Sejarawan JJ Rizal mengungkapkan bahwa pada abad ke-10 orang-orang Tionghoa telah menyajikan tahu di Nusantara, meskipun terbatas di kalangan elite.

“Jadi tahu lebih tua daripada tempe dilihat dari masa mulai produksinya,” kata Rizal.

Tahu mempunyai sejarah panjang di Tiongkok, tempat asalnya sejak 3.000 tahun lalu. Teknologi pembuatan tahu secara cepat menyebar ke Jepang, Korea, dan Asia Tenggara.

Sementara kapan tahu mulai hadir di Nusantara tidak dapat ditentukan waktunya dengan tepat. Namun, orang Kediri mengklaim sebagai kota pertama di Nusantara yang mengenal tahu, yang dibawa tentara Kubilai Khan pada tahun 1292.

“Saat mengunjungi Kediri,” tulis Suryatini“kami mendapati tempat berlabuhnya jung-jung Mongol di kota itu sampai hari ini masih disebut dengan Jung Biru. Armada ini mempunyai jung-jung khusus untuk mengurus makanan tentara, termasuk satu yang khusus untuk menyimpan kacang kedelai dan membuat tahu.”

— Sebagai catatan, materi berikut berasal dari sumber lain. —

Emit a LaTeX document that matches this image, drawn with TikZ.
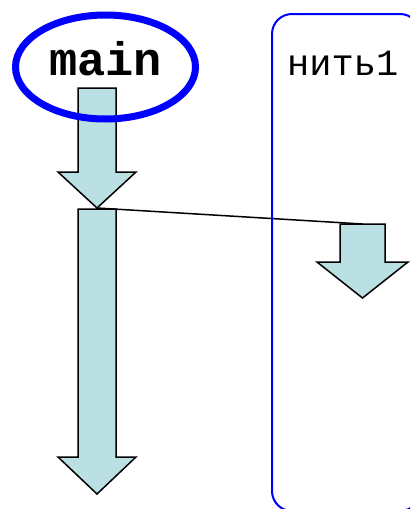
\documentclass[tikz,border=0pt]{standalone}
\usepackage{fontspec}
\setmonofont{Liberation Mono}
\usetikzlibrary{shapes.geometric}

\definecolor{flowfill}{RGB}{187,224,227}

\tikzset{
  flow/.style={draw=black, fill=flowfill, line width=1.5pt, line join=miter},
  mainoval/.style={ellipse, draw=blue, line width=7pt, inner sep=0pt,
    minimum width=180pt, minimum height=104pt},
  threadbox/.style={draw=blue, line width=2pt, rounded corners=20pt},
  spawn/.style={draw=black, line width=1.5pt}
}

% block arrow pointing down: name, x, top, head base, tip, half shaft, half head
\newcommand{\callarrow}[7]{%
  \draw[flow] (#2-#6,#3) -- (#2+#6,#3) -- (#2+#6,#4) -- (#2+#7,#4)
    -- (#2,#5) -- (#2-#7,#4) -- (#2-#6,#4) -- cycle;
  \coordinate (#1-top) at (#2,#3);
  \coordinate (#1-tip) at (#2,#5);}

\begin{document}
\begin{tikzpicture}[x=1pt, y=-1pt]
  \useasboundingbox (0,0) rectangle (410,509);
  \begin{scope}
    \clip (0,0) rectangle (410,509);

    % main thread
    \callarrow{call}{97}{88}{172}{208}{19}{39}
    \callarrow{rest}{97}{209}{457}{494}{19}{39}

    % new thread
    \callarrow{worker}{362.5}{224}{262}{298}{22.5}{45.5}
    \draw[spawn] (call-tip) -- (worker-top);

    \node[mainoval] (main) at (105.5,67) {};
    \node[anchor=base, font=\ttfamily\bfseries\fontsize{47}{47}\selectfont]
      (mainname) at (105.5,75) {main};

    \draw[threadbox] (272,14) rectangle (420,511);
    \node[anchor=base west, inner sep=0pt, font=\ttfamily\fontsize{37}{37}\selectfont]
      (threadname) at (287,75) {нить1};
  \end{scope}
\end{tikzpicture}
\end{document}
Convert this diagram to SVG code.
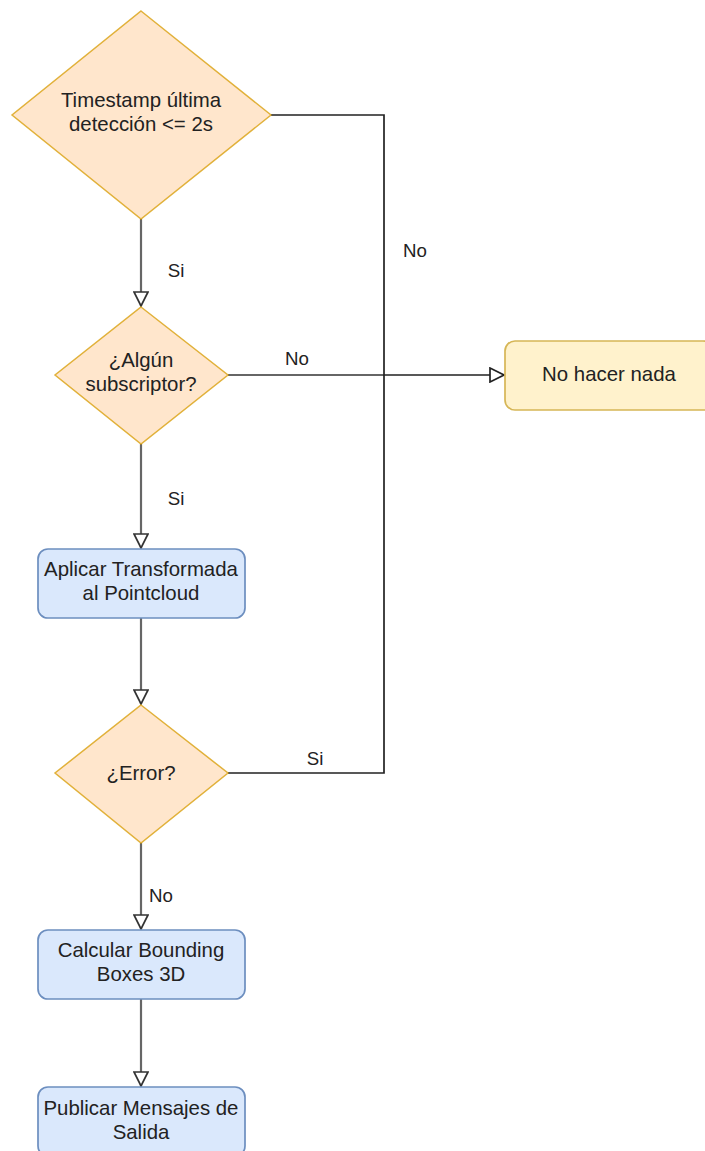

Kata tahu sendiri, menurut Hieronymus Budi Santoso, berasal dari bahasa Tionghoa, yakni: tao-hu atau teu-hu. Suku kata tao/teu berarti kacang kedelai, sedangkan hu berarti hancur menjadi bubur.

“Dengan demikian secara harfiah, tahu adalah makanan yang bahan bakunya kedelai yang dihancurkan menjadi bubur,” tulis Hieronymus dalam Teknologi Tepat Guna Pembuatan Tempe dan Tahu Kedelai.

Lalu bagaimana dengan tempe?

Jika menelusuri jejak sejarah tempe tak bisa lepas dari bahan bakunya, kedelai. Menurut pakar tempe dari Universitas Gajah Mada, Mary Astuti dalam Bunga Rampai Tempe Indonesia, kata kedelai yang ditulis kadele dalam bahasa Jawa ditemukan dalam Serat Sri Tanjung (abad ke-12 atau 13). Selain dalam serat legenda kota Banyuwangi itu, kata kedelai juga dijumpai dalam Serat Centhini, yang ditulis oleh juru tulis keraton Surakarta, R Ng Ronggo Sutrasno pada 1814.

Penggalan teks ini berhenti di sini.